### THE TASK
All of the data should be repeated exactly; pictures are not part of the copy.

### DATA EXTRACT
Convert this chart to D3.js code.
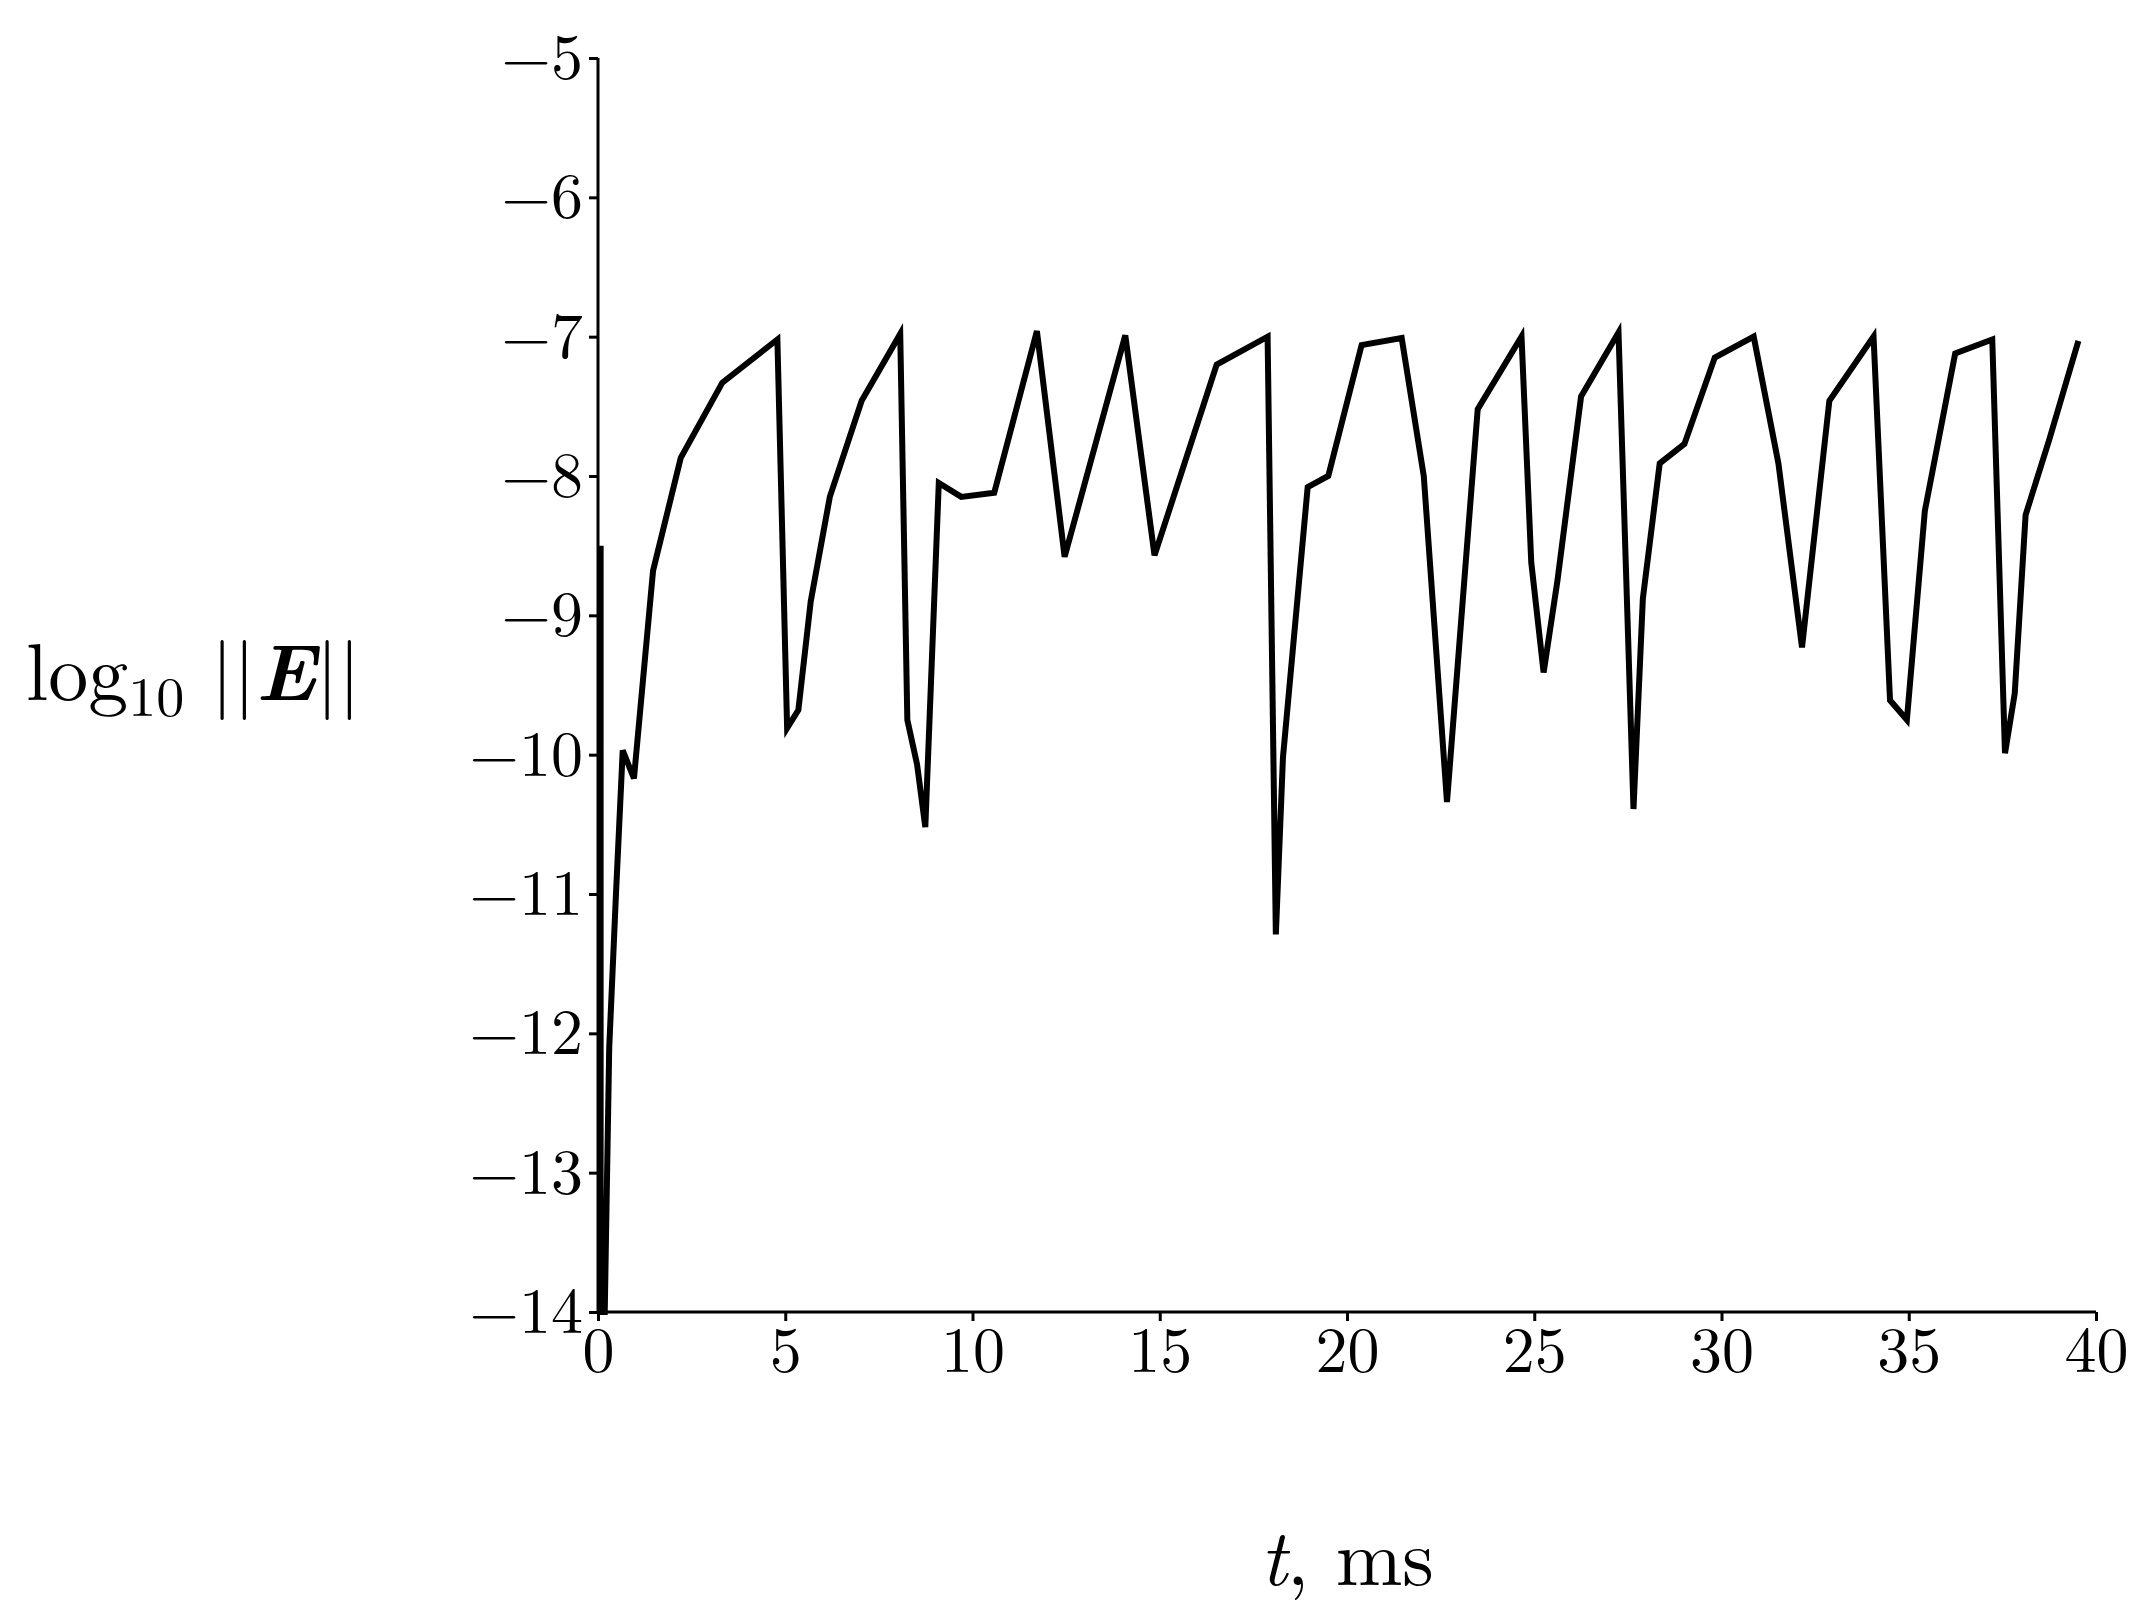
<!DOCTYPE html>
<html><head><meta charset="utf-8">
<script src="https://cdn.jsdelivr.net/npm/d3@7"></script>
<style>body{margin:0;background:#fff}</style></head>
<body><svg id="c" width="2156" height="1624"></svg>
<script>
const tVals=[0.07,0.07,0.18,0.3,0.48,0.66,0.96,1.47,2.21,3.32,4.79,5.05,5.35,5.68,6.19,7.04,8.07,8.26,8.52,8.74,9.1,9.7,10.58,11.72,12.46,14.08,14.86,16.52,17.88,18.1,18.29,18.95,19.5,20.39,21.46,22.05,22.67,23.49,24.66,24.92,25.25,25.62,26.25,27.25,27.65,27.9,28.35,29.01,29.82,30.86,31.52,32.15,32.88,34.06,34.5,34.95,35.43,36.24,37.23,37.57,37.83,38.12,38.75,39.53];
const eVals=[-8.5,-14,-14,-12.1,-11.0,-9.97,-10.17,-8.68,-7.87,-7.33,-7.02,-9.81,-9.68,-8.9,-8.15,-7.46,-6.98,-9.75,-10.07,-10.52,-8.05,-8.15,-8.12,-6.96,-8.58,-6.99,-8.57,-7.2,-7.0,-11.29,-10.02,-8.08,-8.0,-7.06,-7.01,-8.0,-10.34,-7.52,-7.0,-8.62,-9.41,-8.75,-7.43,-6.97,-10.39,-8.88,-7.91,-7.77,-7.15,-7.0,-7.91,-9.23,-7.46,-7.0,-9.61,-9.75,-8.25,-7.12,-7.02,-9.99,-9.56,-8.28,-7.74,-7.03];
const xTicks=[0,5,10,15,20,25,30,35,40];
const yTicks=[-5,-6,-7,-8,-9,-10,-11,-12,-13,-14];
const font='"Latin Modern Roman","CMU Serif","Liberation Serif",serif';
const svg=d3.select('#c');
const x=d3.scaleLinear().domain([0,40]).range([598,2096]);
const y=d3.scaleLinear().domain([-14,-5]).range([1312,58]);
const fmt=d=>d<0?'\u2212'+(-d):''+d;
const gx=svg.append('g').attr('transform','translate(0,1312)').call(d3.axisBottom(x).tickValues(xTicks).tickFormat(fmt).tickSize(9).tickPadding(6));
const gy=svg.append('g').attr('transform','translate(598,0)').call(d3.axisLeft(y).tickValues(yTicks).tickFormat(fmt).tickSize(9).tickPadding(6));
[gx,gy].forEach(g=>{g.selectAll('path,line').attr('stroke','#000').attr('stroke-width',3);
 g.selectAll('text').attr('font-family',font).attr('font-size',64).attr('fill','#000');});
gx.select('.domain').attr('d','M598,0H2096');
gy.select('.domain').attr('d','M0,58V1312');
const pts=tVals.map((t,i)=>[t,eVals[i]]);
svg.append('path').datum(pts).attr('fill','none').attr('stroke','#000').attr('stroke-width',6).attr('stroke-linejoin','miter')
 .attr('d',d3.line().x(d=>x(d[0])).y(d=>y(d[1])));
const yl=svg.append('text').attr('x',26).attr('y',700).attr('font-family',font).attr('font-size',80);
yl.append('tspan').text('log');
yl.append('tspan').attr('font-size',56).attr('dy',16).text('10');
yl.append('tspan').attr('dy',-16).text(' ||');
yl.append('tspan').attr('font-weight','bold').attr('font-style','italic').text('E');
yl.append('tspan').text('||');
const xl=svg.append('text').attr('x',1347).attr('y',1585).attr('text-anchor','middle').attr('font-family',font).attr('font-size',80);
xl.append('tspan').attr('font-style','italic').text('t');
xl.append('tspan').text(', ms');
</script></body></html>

### THE OUTPUT
Convert this chart to D3.js code.
<!DOCTYPE html>
<html><head><meta charset="utf-8">
<script src="https://cdn.jsdelivr.net/npm/d3@7"></script>
<style>body{margin:0;background:#fff}</style></head>
<body><svg id="c" width="2156" height="1624"></svg>
<script>
const tVals=[0.07,0.07,0.18,0.3,0.48,0.66,0.96,1.47,2.21,3.32,4.79,5.05,5.35,5.68,6.19,7.04,8.07,8.26,8.52,8.74,9.1,9.7,10.58,11.72,12.46,14.08,14.86,16.52,17.88,18.1,18.29,18.95,19.5,20.39,21.46,22.05,22.67,23.49,24.66,24.92,25.25,25.62,26.25,27.25,27.65,27.9,28.35,29.01,29.82,30.86,31.52,32.15,32.88,34.06,34.5,34.95,35.43,36.24,37.23,37.57,37.83,38.12,38.75,39.53];
const eVals=[-8.5,-14,-14,-12.1,-11.0,-9.97,-10.17,-8.68,-7.87,-7.33,-7.02,-9.81,-9.68,-8.9,-8.15,-7.46,-6.98,-9.75,-10.07,-10.52,-8.05,-8.15,-8.12,-6.96,-8.58,-6.99,-8.57,-7.2,-7.0,-11.29,-10.02,-8.08,-8.0,-7.06,-7.01,-8.0,-10.34,-7.52,-7.0,-8.62,-9.41,-8.75,-7.43,-6.97,-10.39,-8.88,-7.91,-7.77,-7.15,-7.0,-7.91,-9.23,-7.46,-7.0,-9.61,-9.75,-8.25,-7.12,-7.02,-9.99,-9.56,-8.28,-7.74,-7.03];
const xTicks=[0,5,10,15,20,25,30,35,40];
const yTicks=[-5,-6,-7,-8,-9,-10,-11,-12,-13,-14];
const font='"Latin Modern Roman","CMU Serif","Liberation Serif",serif';
const svg=d3.select('#c');
const x=d3.scaleLinear().domain([0,40]).range([598,2096]);
const y=d3.scaleLinear().domain([-14,-5]).range([1312,58]);
const fmt=d=>d<0?'\u2212'+(-d):''+d;
const gx=svg.append('g').attr('transform','translate(0,1312)').call(d3.axisBottom(x).tickValues(xTicks).tickFormat(fmt).tickSize(9).tickPadding(6));
const gy=svg.append('g').attr('transform','translate(598,0)').call(d3.axisLeft(y).tickValues(yTicks).tickFormat(fmt).tickSize(9).tickPadding(6));
[gx,gy].forEach(g=>{g.selectAll('path,line').attr('stroke','#000').attr('stroke-width',3);
 g.selectAll('text').attr('font-family',font).attr('font-size',64).attr('fill','#000');});
gx.select('.domain').attr('d','M598,0H2096');
gy.select('.domain').attr('d','M0,58V1312');
const pts=tVals.map((t,i)=>[t,eVals[i]]);
svg.append('path').datum(pts).attr('fill','none').attr('stroke','#000').attr('stroke-width',6).attr('stroke-linejoin','miter')
 .attr('d',d3.line().x(d=>x(d[0])).y(d=>y(d[1])));
const yl=svg.append('text').attr('x',26).attr('y',700).attr('font-family',font).attr('font-size',80);
yl.append('tspan').text('log');
yl.append('tspan').attr('font-size',56).attr('dy',16).text('10');
yl.append('tspan').attr('dy',-16).text(' ||');
yl.append('tspan').attr('font-weight','bold').attr('font-style','italic').text('E');
yl.append('tspan').text('||');
const xl=svg.append('text').attr('x',1347).attr('y',1585).attr('text-anchor','middle').attr('font-family',font).attr('font-size',80);
xl.append('tspan').attr('font-style','italic').text('t');
xl.append('tspan').text(', ms');
</script></body></html>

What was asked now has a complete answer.